Fehlende Schnittstellen bei der Migration / Medienbrüche im operativen Betrieb
Häufig müssen Daten von einem Quellsystem in ein Zielsystem überführt werden, beispielsweise bei der Migration von einem Alt-System in ein neues System oder um Datenbestände in zwei Systemen synchron zu halten. Doch was, wenn das Quell-System keine Export-Schnittstellen bietet? Hier kann RPA helfen, die benötigten Datensätze nacheinander zu lesen und die Informationen ins Zielsystem zu übertragen. Über einen solchen Mechanismus wird eine fehlende Schnittstelle zwischen zwei Systemen hergestellt und die RPA sichert die konsistente Datenpflege.
Reporting Funktionalität
Die Erstellung von Reports ist eine zeitraubende, wiederkehrende Tätigkeit, insbesondere, wenn der aktuelle Stand von gleichbleibenden Datenstrukturen aus verschiedenen Systemen abgefragt und in ein Layout-Dokument eingetragen werden muss. Die RPA kann die informationsgebenden Systeme nacheinander abfragen, relevante Daten extrahieren und damit ein Reporting-Template befüllen.
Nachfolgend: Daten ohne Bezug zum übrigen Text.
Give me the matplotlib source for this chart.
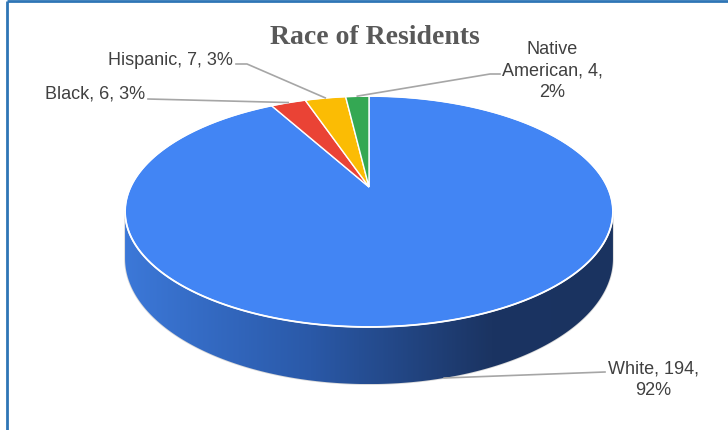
import textwrap
import numpy as np
import matplotlib
matplotlib.use("Agg")
import matplotlib.pyplot as plt
from matplotlib.patches import Polygon
from matplotlib.colors import LinearSegmentedColormap

# ---- data ----
categories = ['White', 'Black', 'Hispanic', 'Native American']
values = [194, 6, 7, 4]
colors = ['#4285F4', '#EA4335', '#FBBC04', '#34A853']
title = 'Race of Residents'

total = sum(values)
pcts = [round(100 * v / total) for v in values]
wrap_widths = [12, 40, 40, 12]
labels = [textwrap.fill(f"{c}, {v}, {p}%", w)
          for c, v, p, w in zip(categories, values, pcts, wrap_widths)]

# ---- figure in pixel coordinates ----
fig = plt.figure(figsize=(7.28, 4.31), dpi=100)
ax = fig.add_axes([0, 0, 1, 1])
ax.set_xlim(0, 728)
ax.set_ylim(431, 0)
ax.axis('off')

# perspective pie geometry
CX, CY, A, B, K, H = 369, 188, 238.4, 110.3, 0.212, 45


def proj(theta, z=0.0):
    t = np.radians(np.asarray(theta, dtype=float))
    u, v = np.sin(t), np.cos(t)
    w = 1 + K * v
    return CX + A * u / w, CY - B * v / w + z * H / w


# ---- front side with gradient ----
ts = np.degrees(np.arccos(-K))
th = np.linspace(ts, 360 - ts, 300)
xt, yt = proj(th, 0)
xb, yb = proj(th[::-1], 1)
side_pts = np.column_stack([np.concatenate([xt, xb]), np.concatenate([yt, yb])])
side = Polygon(side_pts, closed=True, facecolor='none', edgecolor='#d9d9d9', lw=1.2, zorder=2)
ax.add_patch(side)
xmin, xmax = side_pts[:, 0].min(), side_pts[:, 0].max()
ymin, ymax = side_pts[:, 1].min(), side_pts[:, 1].max()
cmap = LinearSegmentedColormap.from_list(
    'side', [(0.0, '#3c78d8'), (0.38, '#2a59a8'), (0.75, '#1b3462'), (1.0, '#1a3360')])
grad = np.linspace(0, 1, 256)[None, :]
im = ax.imshow(grad, cmap=cmap, extent=(xmin, xmax, ymax, ymin), aspect='auto',
               interpolation='bilinear', zorder=2)
clip = Polygon(side_pts, closed=True, transform=ax.transData)
im.set_clip_path(clip)

# ---- top wedges ----
start = 0.0
mids = []
for val, col in zip(values, colors):
    ang = 360.0 * val / total
    arc = np.linspace(start, start + ang, max(int(ang * 2), 4))
    ax_, ay_ = proj(arc, 0)
    pts = np.column_stack([np.concatenate([[CX], ax_]), np.concatenate([[CY], ay_])])
    ax.add_patch(Polygon(pts, closed=True, facecolor=col, edgecolor='white', lw=1.0, zorder=3))
    mids.append(start + ang / 2)
    start += ang

ex, ey = proj(np.linspace(0, 360, 400), 0)
ax.plot(ex, ey, color='white', lw=1.3, zorder=4)

# ---- title ----
ax.text(375, 44, title, ha='center', va='baseline', fontsize=20, fontweight='bold',
        family='Liberation Serif', color='#595959', zorder=5)

# ---- labels and leader lines ----
tc = '#404040'
lc = '#a6a6a6'
fs = 13
font = 'Liberation Sans'

# White (leader to bottom front edge)
wx, wy = proj(mids[0], 1)
ax.plot([605, wx], [373, wy], color=lc, lw=1.2, zorder=5)
ax.text(653, 395, labels[0], ha='center', va='baseline', multialignment='center',
        fontsize=fs, family=font, color=tc, linespacing=1.35, zorder=5)

# Black
bx, by = proj(mids[1], 0)
ax.plot([148, bx], [100, by], color=lc, lw=1.2, zorder=5)
ax.text(45, 99, labels[1], ha='left', va='baseline', fontsize=fs, family=font,
        color=tc, zorder=5)

# Hispanic
hx, hy = proj(mids[2], 0)
ax.plot([236, 247, hx], [65, 65, hy], color=lc, lw=1.2, zorder=5)
ax.text(233, 65, labels[2], ha='right', va='baseline', fontsize=fs, family=font,
        color=tc, zorder=5)

# Native American
nx, ny = proj(mids[3], 0)
ax.plot([500, 490, nx], [75, 75, ny], color=lc, lw=1.2, zorder=5)
ax.text(552, 97, labels[3], ha='center', va='baseline', multialignment='center',
        fontsize=fs, family=font, color=tc, linespacing=1.35, zorder=5)

# ---- frame ----
ax.plot([6.5, 6.5], [431, 1.5], color='#2e75b6', lw=2, zorder=6, solid_capstyle='butt')
ax.plot([6.5, 728], [1.5, 1.5], color='#2e75b6', lw=2, zorder=6, solid_capstyle='butt')

fig.savefig('out.png', dpi=100)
Ist der Prozess gleichbleibend, kann der Vorgang ohne zusätzliche Aufwände auch in kürzeren Intervallen ausgeführt werden und damit die Informationslage verbessern.
Überwachung von und Checks in Systemen
Eine einfache Disziplin ist das rudimentäre Prüfen auf Verfügbarkeit eines Systems. Ein Automatismus probiert das Aufrufen einer Webseite und ob der Login mit einem validen Benutzer-Account möglich ist. Verläuft der Test erfolgreich, ist das System höchstwahrscheinlich im normalen Betrieb; schlägt der Automatismus fehl, ist etwas faul. Neben derartigen funktionalen Tests sind aber auch inhaltsbasierte Checks möglich. So kann man beispielsweise den Datenbestand untersuchen und Bildinhalte auf Copyright-Verletzungen prüfen, veraltete Datensätze finden oder Duplikat-Einträge ausmerzen.
Grenzen der RPA
Die Liste der Anwendungsfälle kann beliebig ausgeweitet werden. Der Schlüssel zum Erfolg liegt darin, die Prozesse mit dem größtmöglichen Einsparpotential zu finden und durch Automatisierungsprojekte die Digitalisierung voranzutreiben. Unüberwindbare Hürden für die RPA sind nur Prozessschritte, die nicht deterministisch zu lösen sind. Doch jeder Prozess, den man am Bildschirm nach einem Regelwerk ausführen und einem anderen Menschen erklären kann, ist per se auch automatisierbar.
TL;DR
Moderne NoCode-basierte RPA-Lösungen sind ein Beschleuniger der digitalen Transformation von Unternehmen: In nahezu jeder Branche und unabhängig von der Unternehmensgröße findet man Prozesse, die damit von Facharbeitenden ohne Programmierkenntnisse automatisiert werden können. Der Ansatz hilft gleichermaßen, Ressentiments gegen KI- und Automatisierungslösungen abzubauen, indem man mit überschaubarem Aufwand die Belegschaft zu Citizen Developers weiterbildet.